I have offered a detailed argument as to why accountability as a concept is best understood if it is deemed only ever upwardly visible {here}. If seniority is permitted to deflect accountability this is when behaviours are free to become distanced from risk, trust can be abused, and visibility intentionally obfuscated. Focus can be distracted toward secrecy, decision parameters hidden, poor leadership rewarded as if good. The solutions are already available, these answers are not new. Existing management theory exists to enable this, with just a modest tweak in making accountability anchored, whilst responsibility moves.

These are the fundamentals of our leaders being our chief-administrators, and being responsible for the control environments that we all rely upon.
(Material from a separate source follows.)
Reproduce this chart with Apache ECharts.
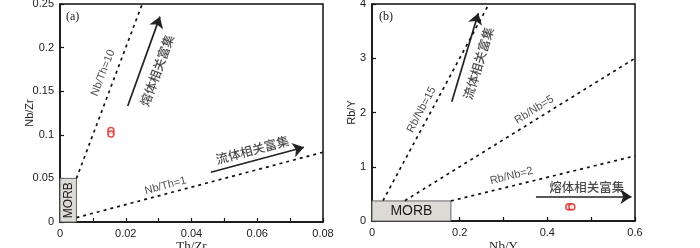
<!DOCTYPE html>
<html>
<head>
<meta charset="utf-8">
<script src="https://cdn.jsdelivr.net/npm/echarts@6/dist/echarts.min.js"></script>
<style>
html, body { margin: 0; padding: 0; background: #fff; }
#main { width: 700px; height: 248px; }
</style>
</head>
<body>
<div id="main"></div>
<script>
var chartDom = document.getElementById('main');
var myChart = echarts.init(chartDom);

// (a) Th/Zr - Nb/Zr
var samplesA = [[0.0155, 0.105], [0.0155, 0.101]];
var lineNbTh10 = [[0.005, 0.05], [0.025, 0.25]];
var lineNbTh1 = [[0.005, 0.005], [0.08, 0.08]];
var morbA = [[0, 0], [0.005, 0.05]];
var arrowMeltA = [[0.0206, 0.133], [0.0304, 0.2355]];
var arrowFluidA = [[0.0459, 0.057], [0.0742, 0.0857]];
var labelsA = [
    { name: 'Nb/Th=10', value: [0.0131, 0.171], rot: 69 },
    { name: 'Nb/Th=1', value: [0.0321, 0.0416], rot: 15 },
    { name: '熔体相关富集', value: [0.0295, 0.174], rot: 70 },
    { name: '流体相关富集', value: [0.0585, 0.0826], rot: 15 }
];

// (b) Nb/Y - Rb/Y
var samplesB = [[0.449, 0.26], [0.456, 0.26]];
var lineRbNb15 = [[0.025, 0.375], [0.2667, 4]];
var lineRbNb5 = [[0.075, 0.375], [0.6, 3.0]];
var lineRbNb2 = [[0.18, 0.37], [0.6, 1.2]];
var morbB = [[0, 0], [0.18, 0.37]];
var arrowFluidB = [[0.182, 2.2], [0.2425, 3.83]];
var arrowMeltB = [[0.374, 0.448], [0.592, 0.448]];
var labelsB = [
    { name: 'Rb/Nb=15', value: [0.113, 2.05], rot: 62 },
    { name: 'Rb/Nb=5', value: [0.37, 2.05], rot: 32 },
    { name: 'Rb/Nb=2', value: [0.318, 0.83], rot: 14 },
    { name: '流体相关富集', value: [0.2425, 2.907], rot: 73 },
    { name: '熔体相关富集', value: [0.49, 0.63], rot: 0 }
];

var sans = 'Liberation Sans';
var cjk = 'Noto Sans CJK SC';

function dotted(data, ax) {
    return {
        type: 'line', xAxisIndex: ax, yAxisIndex: ax, data: data,
        symbol: 'none', silent: true,
        lineStyle: { color: '#111', width: 1.7, type: [3, 4] }
    };
}
function arrow(coords, ax) {
    return {
        type: 'lines', coordinateSystem: 'cartesian2d', xAxisIndex: ax, yAxisIndex: ax,
        symbol: ['none', 'arrow'], symbolSize: [8, 11], silent: true,
        lineStyle: { color: '#222', width: 1.7, opacity: 1, curveness: 0 },
        data: [{ coords: coords }]
    };
}
function texts(list, ax) {
    return {
        type: 'scatter', xAxisIndex: ax, yAxisIndex: ax, symbolSize: 1, silent: true,
        itemStyle: { color: 'transparent' },
        data: list.map(function (d) {
            var isCjk = /[\u4e00-\u9fa5]/.test(d.name);
            return {
                name: d.name, value: d.value,
                label: {
                    show: true, position: 'inside', formatter: '{b}', rotate: d.rot,
                    color: '#1a1a1a', fontFamily: isCjk ? cjk : sans, fontSize: isCjk ? 12.5 : 11,
                    fontWeight: isCjk ? 500 : 'normal'
                }
            };
        })
    };
}
function box(rect, ax, text, rot, size) {
    return {
        type: 'line', xAxisIndex: ax, yAxisIndex: ax, data: [], silent: true,
        markArea: {
            silent: true,
            itemStyle: { color: '#dddbd6', borderColor: '#666', borderWidth: 1 },
            label: { show: true, position: 'inside', rotate: rot, color: '#1a1a1a', fontFamily: sans, fontSize: size },
            data: [[{ name: text, coord: rect[0] }, { coord: rect[1] }]]
        }
    };
}
function samples(data, ax) {
    return {
        type: 'scatter', xAxisIndex: ax, yAxisIndex: ax, data: data, symbol: 'circle', symbolSize: 6,
        itemStyle: { color: '#fff', borderColor: '#e0201c', borderWidth: 1.6 }
    };
}

var axisCommon = {
    nameMoveOverlap: false,
    axisLine: { show: true, onZero: false, lineStyle: { color: '#111', width: 1.5 } },
    axisTick: { show: true, inside: true, length: 4, lineStyle: { color: '#111', width: 1.2 } },
    splitLine: { show: false }
};

option = {
    backgroundColor: '#fff',
    animation: false,
    grid: [
        { left: 60, top: 4, width: 263, height: 218, show: true, borderColor: '#111', borderWidth: 1.5,
          containLabel: false, outerBoundsMode: 'none' },
        { left: 372, top: 4, width: 263, height: 217, show: true, borderColor: '#111', borderWidth: 1.5,
          containLabel: false, outerBoundsMode: 'none' }
    ],
    xAxis: [
        Object.assign({
            type: 'value', gridIndex: 0, min: 0, max: 0.08, interval: 0.01,
            name: 'Th/Zr', nameLocation: 'middle', nameGap: 18,
            nameTextStyle: { fontFamily: 'Liberation Serif', fontSize: 13, color: '#222' },
            axisLabel: {
                color: '#222', fontFamily: sans, fontSize: 11, margin: 6,
                formatter: function (v) { return Math.round(v * 100) % 2 === 0 ? String(+v.toFixed(2)) : ''; }
            }
        }, axisCommon),
        Object.assign({
            type: 'value', gridIndex: 1, min: 0, max: 0.6, interval: 0.1,
            name: 'Nb/Y', nameLocation: 'middle', nameGap: 19,
            nameTextStyle: { fontFamily: 'Liberation Serif', fontSize: 13, color: '#222' },
            axisLabel: {
                color: '#222', fontFamily: sans, fontSize: 11, margin: 6,
                formatter: function (v) { return Math.round(v * 10) % 2 === 0 ? String(+v.toFixed(1)) : ''; }
            }
        }, axisCommon)
    ],
    yAxis: [
        Object.assign({
            type: 'value', gridIndex: 0, min: 0, max: 0.25, interval: 0.05,
            name: 'Nb/Zr', nameLocation: 'middle', nameGap: 25,
            nameTextStyle: { fontFamily: sans, fontSize: 11, color: '#222' },
            axisLabel: { color: '#222', fontFamily: sans, fontSize: 11, margin: 6 }
        }, axisCommon),
        Object.assign({
            type: 'value', gridIndex: 1, min: 0, max: 4, interval: 1,
            name: 'Rb/Y', nameLocation: 'middle', nameGap: 15,
            nameTextStyle: { fontFamily: sans, fontSize: 11, color: '#222' },
            axisLabel: { color: '#222', fontFamily: sans, fontSize: 11, margin: 6 }
        }, axisCommon)
    ],
    graphic: [
        { type: 'text', left: 66, top: 11, style: { text: '(a)', fontFamily: 'Liberation Serif', fontSize: 12, fill: '#222' } },
        { type: 'text', left: 379, top: 11, style: { text: '(b)', fontFamily: 'Liberation Serif', fontSize: 12, fill: '#222' } }
    ],
    series: [
        box(morbA, 0, 'MORB', 90, 12),
        dotted(lineNbTh10, 0),
        dotted(lineNbTh1, 0),
        arrow(arrowMeltA, 0),
        arrow(arrowFluidA, 0),
        texts(labelsA, 0),
        samples(samplesA, 0),

        box(morbB, 1, 'MORB', 0, 14),
        dotted(lineRbNb15, 1),
        dotted(lineRbNb5, 1),
        dotted(lineRbNb2, 1),
        arrow(arrowFluidB, 1),
        arrow(arrowMeltB, 1),
        texts(labelsB, 1),
        samples(samplesB, 1)
    ]
};

myChart.setOption(option);
window.addEventListener('resize', function () {
    myChart.resize();
});
</script>
</body>
</html>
I sometimes wonder if the administrative realities of leadership are somehow forgotten by some, or perhaps never learnt. There is a reason that the MBA qualification in management has administration attached to the name. There is reason that high office is called the Administrative function. Accountability lives here, whether understood or not.

Let’s get back to managing our leaders – accountability is to blame

We may well have made faith our modern scapegoat, and Armstrong’s arguments in her 2014 book is compelling. I would venture further still. 21st Century political leadership, and indeed invisible and unaccountable leadership in all forms, must be reframed. They are not scapegoats, they are rightly to blame. Failing to acknowledge this is making a scapegoat of us all.